We constructed an original dataset of over 800,000 removal proceedings decided between January 2001 and November 2018. First, we found that every Administration—not just the current one—disproportionately appoints IJs with backgrounds in the former Immigration and Naturalization Service (INS), the Department of Homeland Security (DHS), or the Department of Justice (DOJ), agencies with responsibilities in prosecuting noncitizens. Second, using logistical regression to control for over a dozen variables that might impact a decision to remove, we found that the identity of the Administration that appointed an IJ was not a statistically significant predictor of the likelihood of ordering removal.
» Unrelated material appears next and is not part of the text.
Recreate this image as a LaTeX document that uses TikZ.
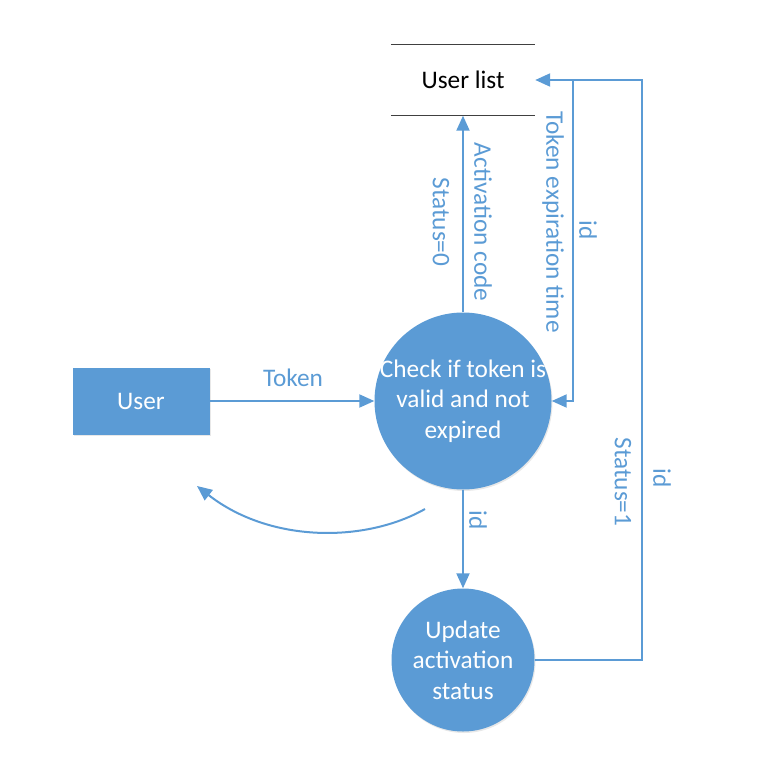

That is, after controlling for other variables, Trump appointees were no more likely to order removal than Obama or Bush appointees.
Finally, using logistical regression and controlling for other variables, we found that the Administration in control at the time of decision is a statistically significant predictor of removal rates. For example, Bush appointees who served during the Bush, Obama, and Trump Eras were far more likely to order removal during the Trump Era. Specifically, when all other variables are held constant, they were 14% less likely to order removal during the Obama Era than during the current Era, and 12% less likely to order removal during the Bush Era than during the Trump Era. These results suggest that the current Executive-in-Chief exercises a profound influence over removal decisions, undermining the assumption of independence among administrative adjudicators."